Ward's story is sweeping American epic that touches on the issues of corporate morality, ambition and reward, and the social ills of the industrial complex, which Dos Passos conceives of as a massive public relations scheme, but the play hardly has time to give these issues sufficient attention. Part of this is a problem one of adaptation: it is impossible to cram the material covered in Dos Passos' three novels into a two-hour stage show.

But even more troublesome are the adaptations of the newsreel sections and several sections from the written works that described the lives of cultural figures such as Debs, Isadora Duncan and Henry Ford, which became monologues in the stage version. The newsreels could have been treated sufficiently in a film, but as Astin and Dunn arranged it, the actors merely stood side-to-side facing the audience, shouting out headlines. The result was an unimaginative elementary school pageant-style scene interjected every three scenes or so, and it did not capture the spirit or avant-garde pace of Dos Passos' writing in the equivalent sections of the novel.

Likewise, in the novel, the profiles of famous figures served to remind the reader of the context of the story and the personalities that shaped the era, but their adaptation to monologue form did not do justice to the original. In the play there was no disaffected workman character, as there was in the novels, so the monologue about the Socialist leader Eugene V. Debs was irrelevant. The appearance of famed dancer Isadora Duncan was similarly awkward. It was as if Shyre and Dos Passos tried to adapt an epic without the proper tools on an inappropriately miniature scale.

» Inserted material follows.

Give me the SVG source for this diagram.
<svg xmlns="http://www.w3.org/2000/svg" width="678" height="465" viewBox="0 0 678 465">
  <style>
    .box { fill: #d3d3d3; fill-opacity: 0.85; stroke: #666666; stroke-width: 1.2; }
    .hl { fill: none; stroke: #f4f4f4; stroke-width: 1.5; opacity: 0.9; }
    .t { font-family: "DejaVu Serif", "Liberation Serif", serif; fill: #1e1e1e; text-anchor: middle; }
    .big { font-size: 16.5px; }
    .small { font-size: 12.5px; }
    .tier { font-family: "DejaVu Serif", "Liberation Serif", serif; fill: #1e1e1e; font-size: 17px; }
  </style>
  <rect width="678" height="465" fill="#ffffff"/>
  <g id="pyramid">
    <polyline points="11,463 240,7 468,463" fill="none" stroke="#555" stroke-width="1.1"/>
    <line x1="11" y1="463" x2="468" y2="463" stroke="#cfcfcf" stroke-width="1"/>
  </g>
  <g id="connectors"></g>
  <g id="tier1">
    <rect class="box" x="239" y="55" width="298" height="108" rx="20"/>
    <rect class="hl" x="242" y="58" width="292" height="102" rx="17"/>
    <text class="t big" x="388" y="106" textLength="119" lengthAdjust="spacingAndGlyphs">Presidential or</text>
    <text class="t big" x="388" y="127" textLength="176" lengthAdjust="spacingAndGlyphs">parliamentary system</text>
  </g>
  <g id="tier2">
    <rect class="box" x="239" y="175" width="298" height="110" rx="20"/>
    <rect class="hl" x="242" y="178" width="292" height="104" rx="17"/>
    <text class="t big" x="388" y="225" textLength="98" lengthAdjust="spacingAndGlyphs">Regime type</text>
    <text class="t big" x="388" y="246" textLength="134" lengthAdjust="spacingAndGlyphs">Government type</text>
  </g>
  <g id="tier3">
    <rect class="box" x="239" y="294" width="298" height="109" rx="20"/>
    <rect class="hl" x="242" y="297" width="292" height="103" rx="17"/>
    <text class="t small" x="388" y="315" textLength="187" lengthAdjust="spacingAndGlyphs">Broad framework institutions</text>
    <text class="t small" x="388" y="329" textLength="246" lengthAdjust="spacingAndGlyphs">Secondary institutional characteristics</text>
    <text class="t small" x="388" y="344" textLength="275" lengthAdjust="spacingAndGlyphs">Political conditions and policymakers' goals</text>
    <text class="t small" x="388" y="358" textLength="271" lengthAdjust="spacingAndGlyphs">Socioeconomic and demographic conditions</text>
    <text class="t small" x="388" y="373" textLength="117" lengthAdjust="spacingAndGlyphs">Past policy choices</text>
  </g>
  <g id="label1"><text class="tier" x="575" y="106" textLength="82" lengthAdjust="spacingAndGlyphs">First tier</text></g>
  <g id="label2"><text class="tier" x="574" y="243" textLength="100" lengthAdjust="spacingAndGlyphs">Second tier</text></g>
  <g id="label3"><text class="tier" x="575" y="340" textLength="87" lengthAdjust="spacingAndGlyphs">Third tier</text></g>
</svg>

With these sorts of problems, it's hard to distribute blame between a poor adaptation and poor production, but at other times, the cast and crew seemed more clearly accountable. Ward and Gertrude's first kiss was awkwardly-staged, with Zwereneman's back to the audience, and a scarcity of props and music piped in at odd moments made for off-kilter transitions and a dull aesthetic. Astin and Dunn didn't even take the time to make sure that all their actors spoke with period accents: Blaha and Kursh were in somewhat appropriate voices, but each exclamation from Gilbert and Hamod had a clearly 21st-century cadence. The play was set in and around 1917, and lets face it, people talked durn funny back then.

However, Blaha and Zwereneman's performances carried the production. Blaha was the only member of the cast who was able to vary his character for each persona he played, and Zwereneman performed with confidence and repose. Gilbert acted with the same intensity and overstatement that she uses onstage with the Buttered Niblets and in last year's production of Talking With. Hamod and Kursh had less opportunity to develop their various roles, but ended up producing solid performances and Hamod even sang at one point in a powerful, moving alto that would add grace to any musical theater performance. Kae seemed to have difficulty shifting between characters and remembering lines, and probably wasn't the best choice for his part.

JHU Theater's production of USA was ragged at best, and a big disappointment from the two (arguably) best theater directors on campus. But the challenge they took upon themselves was big - half of the show's flaws were written into the script. Hopefully their next production will be more appropriate in scope, vision and taste.